In the meantime, Walker's been busy building his own alliances with the proto-Celts, building a nasty little empire over in what would have become England. He has introduced mass enslavement as a way of building a labor force, and encourages his overseers to use brutal methods honed in the old Roman Empire and the antebellum South. Meanwhile his wife, Dr. Hong, indulges in various abominations until even Walker's allies are disgusted. Only their fear of her as a witch keeps them from taking direct action against her.

But it's only a matter of time before stories of Walker get back to the Nantucketers via their allies in Ireland. And this time Marion Alston doesn't intend to repeat her previous mistakes.

This novel is part of one of the more interesting coincidences of science fiction, coming out almost at the same time as Eric Flint's 1632, which also featured a modern community sent back into time and having to interact with the people of that time in order to survive and as a result changing their cultures. Neither author knew of the other's project until they were both published within months of each other.
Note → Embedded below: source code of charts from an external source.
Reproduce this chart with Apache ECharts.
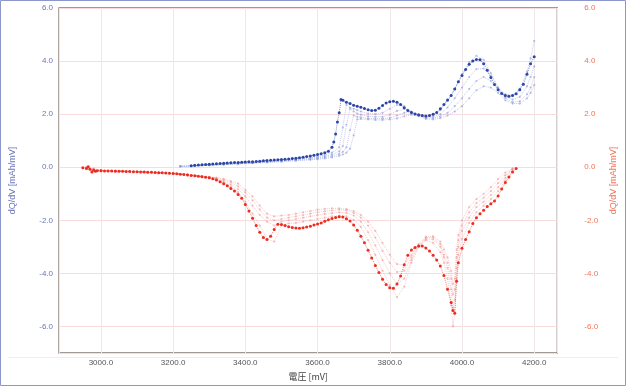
<!DOCTYPE html>
<html><head><meta charset="utf-8">
<script src="https://cdn.jsdelivr.net/npm/echarts@6/dist/echarts.min.js"></script>
<style>html,body{margin:0;padding:0;background:#fff}#c{width:626px;height:386px}</style>
</head><body><div id="c"></div>
<script>
// ---- data ----
const xTicks = [3000, 3200, 3400, 3600, 3800, 4000, 4200];
const yTicks = [-6, -4, -2, 0, 2, 4, 6];

// highlighted charge cycle (blue)
const blueMainV = [3250,3260,3270,3280,3290,3300,3310,3320,3330,3340,3350,3360,3370,3380,3390,3400,3410,3420,3430,3440,3450,3460,3470,3480,3490,3500,3510,3520,3530,3540,3550,3560,3570,3580,3590,3600,3610,3620,3630,3640,3645,3650,3655,3660,3665,3670,3680,3690,3700,3710,3720,3730,3740,3750,3760,3770,3780,3790,3800,3810,3820,3830,3840,3850,3860,3870,3880,3890,3900,3910,3920,3930,3940,3950,3960,3970,3980,3990,4000,4010,4020,4030,4040,4050,4060,4070,4080,4090,4100,4110,4120,4130,4140,4150,4160,4170,4180,4190,4200];
const blueMain = [0.06,0.07,0.08,0.09,0.10,0.11,0.12,0.13,0.14,0.15,0.16,0.17,0.18,0.18,0.19,0.20,0.21,0.21,0.22,0.23,0.24,0.25,0.26,0.27,0.28,0.29,0.30,0.31,0.33,0.34,0.36,0.38,0.40,0.42,0.45,0.48,0.51,0.55,0.60,0.75,0.95,1.25,1.70,2.05,2.55,2.52,2.45,2.40,2.34,2.30,2.26,2.21,2.17,2.14,2.15,2.22,2.33,2.42,2.47,2.49,2.45,2.36,2.24,2.14,2.06,2.01,1.98,1.95,1.93,1.95,2.00,2.06,2.20,2.36,2.53,2.70,2.95,3.22,3.46,3.68,3.88,4.00,4.06,4.05,3.90,3.65,3.38,3.12,2.92,2.78,2.70,2.67,2.70,2.77,2.92,3.13,3.50,3.90,4.16];

// other charge cycles (faint blue)
const blueFaintV = [3220,3260,3300,3340,3380,3420,3460,3500,3540,3580,3600,3620,3640,3660,3670,3680,3690,3700,3710,3720,3740,3760,3780,3800,3820,3840,3860,3880,3900,3920,3940,3960,3980,4000,4020,4040,4060,4080,4100,4120,4140,4160,4180,4190,4200];
const blueF1 = [0.04,0.06,0.09,0.12,0.15,0.18,0.22,0.26,0.30,0.36,0.40,0.46,0.55,0.75,1.50,2.35,2.25,2.20,2.15,2.10,2.02,2.00,2.05,2.20,2.35,2.30,2.08,1.95,1.90,1.95,2.15,2.50,2.95,3.50,3.95,4.20,4.05,3.55,3.00,2.75,2.72,2.95,3.60,4.10,4.76];
const blueF2 = [0.04,0.06,0.08,0.11,0.14,0.17,0.20,0.24,0.28,0.33,0.36,0.41,0.48,0.60,0.80,1.60,2.20,2.10,2.02,1.98,1.92,1.90,1.90,1.98,2.12,2.20,2.10,1.95,1.88,1.90,2.00,2.25,2.60,3.00,3.40,3.70,3.72,3.45,3.00,2.65,2.55,2.65,3.05,3.40,3.80];
const blueF3 = [0.03,0.05,0.08,0.10,0.13,0.16,0.19,0.22,0.26,0.30,0.33,0.37,0.42,0.50,0.58,0.75,1.40,1.95,1.90,1.88,1.84,1.83,1.83,1.86,1.95,2.05,2.05,1.95,1.85,1.85,1.92,2.05,2.30,2.60,2.95,3.25,3.40,3.25,2.90,2.60,2.45,2.48,2.75,3.00,3.40];
const blueF4 = [0.03,0.05,0.07,0.10,0.12,0.15,0.18,0.21,0.24,0.28,0.30,0.33,0.37,0.43,0.48,0.55,0.70,1.20,1.80,1.82,1.80,1.78,1.78,1.80,1.84,1.92,1.98,1.92,1.82,1.80,1.85,1.95,2.10,2.30,2.60,2.90,3.05,3.00,2.80,2.52,2.40,2.40,2.60,2.80,3.10];

// highlighted discharge cycle (red)
const redMainV = [2950,2960,2965,2970,2975,2980,2985,2990,3000,3010,3020,3030,3040,3050,3060,3070,3080,3090,3100,3110,3120,3130,3140,3150,3160,3170,3180,3190,3200,3210,3220,3230,3240,3250,3260,3270,3280,3290,3300,3310,3320,3330,3340,3350,3360,3370,3380,3390,3400,3410,3420,3430,3440,3450,3460,3470,3480,3490,3500,3510,3520,3530,3540,3550,3560,3570,3580,3590,3600,3610,3620,3630,3640,3650,3660,3670,3680,3690,3700,3710,3720,3730,3740,3750,3760,3770,3780,3790,3800,3810,3820,3830,3840,3850,3860,3870,3880,3890,3900,3910,3920,3930,3940,3950,3960,3970,3975,3980,3985,3990,4000,4010,4020,4030,4040,4050,4060,4070,4080,4090,4100,4110,4120,4130,4140,4150];
const redMain = [-0.02,-0.05,0.02,-0.08,-0.18,-0.10,-0.15,-0.13,-0.13,-0.14,-0.14,-0.14,-0.15,-0.15,-0.15,-0.16,-0.16,-0.17,-0.17,-0.18,-0.18,-0.19,-0.19,-0.20,-0.21,-0.21,-0.22,-0.23,-0.24,-0.25,-0.26,-0.27,-0.29,-0.31,-0.32,-0.34,-0.36,-0.38,-0.40,-0.43,-0.48,-0.55,-0.62,-0.70,-0.80,-0.90,-1.03,-1.17,-1.40,-1.65,-1.92,-2.20,-2.45,-2.65,-2.72,-2.60,-2.35,-2.15,-2.16,-2.20,-2.24,-2.27,-2.29,-2.30,-2.28,-2.25,-2.22,-2.18,-2.14,-2.10,-2.04,-1.98,-1.93,-1.89,-1.87,-1.88,-1.94,-2.03,-2.18,-2.37,-2.60,-2.85,-3.13,-3.42,-3.70,-3.97,-4.22,-4.42,-4.54,-4.56,-4.40,-4.10,-3.67,-3.32,-3.12,-3.02,-2.97,-2.97,-3.04,-3.16,-3.32,-3.50,-3.72,-4.08,-4.60,-5.10,-5.40,-5.50,-4.30,-3.60,-3.05,-2.72,-2.43,-2.12,-1.90,-1.75,-1.62,-1.48,-1.38,-1.27,-1.08,-0.82,-0.58,-0.37,-0.18,-0.05];

// other discharge cycles (faint red)
const redFaintV = [2960,2980,3000,3040,3080,3120,3160,3200,3240,3280,3300,3320,3340,3360,3380,3400,3420,3440,3460,3480,3500,3520,3540,3560,3580,3600,3620,3640,3660,3680,3700,3720,3740,3760,3780,3800,3820,3840,3860,3880,3900,3920,3940,3950,3960,3970,3975,3980,3985,3990,4000,4020,4040,4060,4080,4100,4120,4140];
const redF1 = [-0.02,-0.12,-0.12,-0.14,-0.16,-0.18,-0.21,-0.24,-0.29,-0.36,-0.40,-0.46,-0.58,-0.74,-0.94,-1.30,-1.75,-2.20,-2.70,-2.80,-2.20,-2.12,-2.10,-2.05,-2.00,-1.95,-1.90,-1.85,-1.82,-1.85,-1.98,-2.25,-2.75,-3.30,-3.90,-4.45,-4.90,-4.50,-3.60,-3.00,-2.75,-2.85,-3.20,-3.60,-4.20,-5.20,-6.00,-5.50,-4.20,-3.30,-2.70,-2.10,-1.70,-1.45,-1.20,-0.90,-0.50,-0.10];
const redF2 = [0.00,-0.08,-0.12,-0.14,-0.16,-0.18,-0.20,-0.23,-0.28,-0.35,-0.38,-0.43,-0.53,-0.66,-0.83,-1.10,-1.45,-1.80,-2.05,-2.20,-2.05,-2.00,-1.95,-1.90,-1.85,-1.80,-1.76,-1.73,-1.70,-1.72,-1.82,-2.05,-2.45,-2.95,-3.50,-4.00,-4.40,-4.20,-3.50,-3.00,-2.70,-2.72,-3.00,-3.40,-3.80,-4.60,-5.30,-5.00,-3.80,-3.00,-2.40,-1.90,-1.50,-1.30,-1.05,-0.75,-0.40,-0.05];
const redF3 = [-0.05,-0.15,-0.13,-0.15,-0.17,-0.19,-0.21,-0.24,-0.28,-0.34,-0.37,-0.41,-0.48,-0.58,-0.72,-0.95,-1.25,-1.60,-1.90,-2.00,-1.95,-1.90,-1.85,-1.80,-1.75,-1.70,-1.66,-1.63,-1.60,-1.62,-1.72,-1.90,-2.20,-2.65,-3.15,-3.60,-3.95,-3.90,-3.40,-2.95,-2.65,-2.65,-2.90,-3.30,-3.60,-4.20,-4.80,-4.60,-3.40,-2.75,-2.20,-1.70,-1.35,-1.15,-0.90,-0.60,-0.30,-0.08];
const redF4 = [0.01,-0.05,-0.11,-0.13,-0.15,-0.17,-0.20,-0.23,-0.27,-0.33,-0.36,-0.39,-0.44,-0.52,-0.62,-0.85,-1.10,-1.45,-1.75,-1.85,-1.82,-1.80,-1.75,-1.70,-1.65,-1.60,-1.57,-1.55,-1.55,-1.58,-1.65,-1.80,-2.05,-2.40,-2.85,-3.30,-3.65,-3.70,-3.30,-2.90,-2.62,-2.60,-2.80,-3.10,-3.40,-3.90,-4.40,-4.20,-3.10,-2.55,-2.00,-1.50,-1.20,-1.00,-0.75,-0.45,-0.20,-0.05];

// ---- chart ----
const pair = (V, Y) => V.map((v, i) => [v, Y[i]]);
const font = '"Liberation Sans", Arial, sans-serif';

function dotted(name, V, Y, color, lineColor, size, lineW, yIdx, z) {
  return { name, type: 'line', yAxisIndex: yIdx, data: pair(V, Y), z,
    symbol: 'circle', symbolSize: size, showSymbol: true, showAllSymbol: true,
    itemStyle: { color, borderWidth: 0 },
    lineStyle: { color: lineColor, width: lineW, type: 'dotted' },
    silent: true, animation: false };
}

const chart = echarts.init(document.getElementById('c'), null, { renderer: 'canvas' });
chart.setOption({
  animation: false,
  backgroundColor: '#fff',
  grid: { left: 57, right: 57, top: 8, bottom: 30, show: true, borderColor: '#857770', borderWidth: 1.3, backgroundColor: 'transparent' },
  graphic: [
    { type: 'rect', shape: { x: 0.5, y: 0.5, width: 625, height: 385 }, style: { fill: null, stroke: '#8e97cc', lineWidth: 1 }, silent: true },
    { type: 'line', shape: { x1: 8, y1: 357.5, x2: 618, y2: 357.5 }, style: { stroke: '#eceef4', lineWidth: 1 }, silent: true, z: -1 }
  ],
  xAxis: {
    type: 'value', min: 2884, max: 4264, splitNumber: 7,
    name: '電圧 [mV]', nameLocation: 'middle', nameGap: 19,
    nameTextStyle: { color: '#444', fontSize: 9, fontFamily: '"Noto Sans CJK JP", sans-serif' },
    axisLine: { show: false }, axisTick: { show: false },
    axisLabel: { color: '#555', fontSize: 8, fontFamily: font, margin: 6, showMinLabel: false, showMaxLabel: false,
      formatter: v => (xTicks.indexOf(v) >= 0 ? v.toFixed(1) : '') },
    splitLine: { show: true, lineStyle: { color: '#efe6ea', width: 1 } }
  },
  yAxis: [
    {
      type: 'value', min: -7, max: 6, splitNumber: 6, position: 'left',
      name: 'dQ/dV [mAh/mV]', nameLocation: 'middle', nameGap: 42, nameRotate: 90,
      nameTextStyle: { color: '#6a74b8', fontSize: 9, fontFamily: font },
      axisLine: { show: false }, axisTick: { show: false },
      axisLabel: { color: '#6a74b8', fontSize: 8, fontFamily: font, margin: 6, showMinLabel: false,
        formatter: v => (yTicks.indexOf(v) >= 0 ? v.toFixed(1) : '') },
      splitLine: { show: true, lineStyle: { color: '#f8dcdc', width: 1 } }
    },
    {
      type: 'value', min: -7, max: 6, splitNumber: 6, position: 'right',
      name: 'dQ/dV [mAh/mV]', nameLocation: 'middle', nameGap: 44, nameRotate: 90,
      nameTextStyle: { color: '#f07458', fontSize: 9, fontFamily: font },
      axisLine: { show: false }, axisTick: { show: false },
      axisLabel: { color: '#f07458', fontSize: 8, fontFamily: font, margin: 27, showMinLabel: false,
        formatter: v => (yTicks.indexOf(v) >= 0 ? v.toFixed(1) : '') },
      splitLine: { show: false }
    }
  ],
  series: [
    dotted('c1', blueFaintV, blueF1, 'rgba(140,152,218,0.6)', 'rgba(150,160,222,0.55)', 2.2, 1, 0, 2),
    dotted('c2', blueFaintV, blueF2, 'rgba(140,152,218,0.6)', 'rgba(150,160,222,0.55)', 2.2, 1, 0, 2),
    dotted('c3', blueFaintV, blueF3, 'rgba(140,152,218,0.6)', 'rgba(150,160,222,0.55)', 2.2, 1, 0, 2),
    dotted('c4', blueFaintV, blueF4, 'rgba(140,152,218,0.6)', 'rgba(150,160,222,0.55)', 2.2, 1, 0, 2),
    dotted('d1', redFaintV, redF1, 'rgba(240,140,140,0.55)', 'rgba(240,150,150,0.5)', 2.2, 1, 1, 2),
    dotted('d2', redFaintV, redF2, 'rgba(240,140,140,0.55)', 'rgba(240,150,150,0.5)', 2.2, 1, 1, 2),
    dotted('d3', redFaintV, redF3, 'rgba(240,140,140,0.55)', 'rgba(240,150,150,0.5)', 2.2, 1, 1, 2),
    dotted('d4', redFaintV, redF4, 'rgba(240,140,140,0.55)', 'rgba(240,150,150,0.5)', 2.2, 1, 1, 2),
    dotted('charge', blueMainV, blueMain, '#2b45a6', 'rgba(43,69,166,0.6)', 3, 1, 0, 3),
    dotted('discharge', redMainV, redMain, '#ee2b1e', 'rgba(238,43,30,0.6)', 3, 1, 1, 3)
  ]
});
</script></body></html>
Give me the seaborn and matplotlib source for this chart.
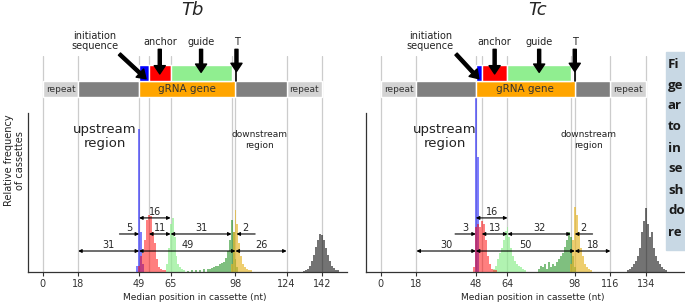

As a result, it is interesting to compare and contrast the two novels, seeing how each set of leaders goes about dealing with their situation. For instance, Jared Cofflin is much more cautious about integrating downtimers into the culture of the time-displaced Americans than Mike Stearns, who basically says that anyone who moves into Grantville and stays becomes a full-fledged citizen. In fact, Cofflin's acculturation requirements come closer to John Chandler Simpson's rejected plan for stern requirements for citizenship. One may speculate on how much of the difference is the result of differences in the two authors' political beliefs and attitudes and how much is due to the simple fact that Flint sent Grantville to early-modern Europe, where many of the memes foundational to modern democracy are already in place, while Stirling sent Nantucket to a time of god-kings and illiterate peasants.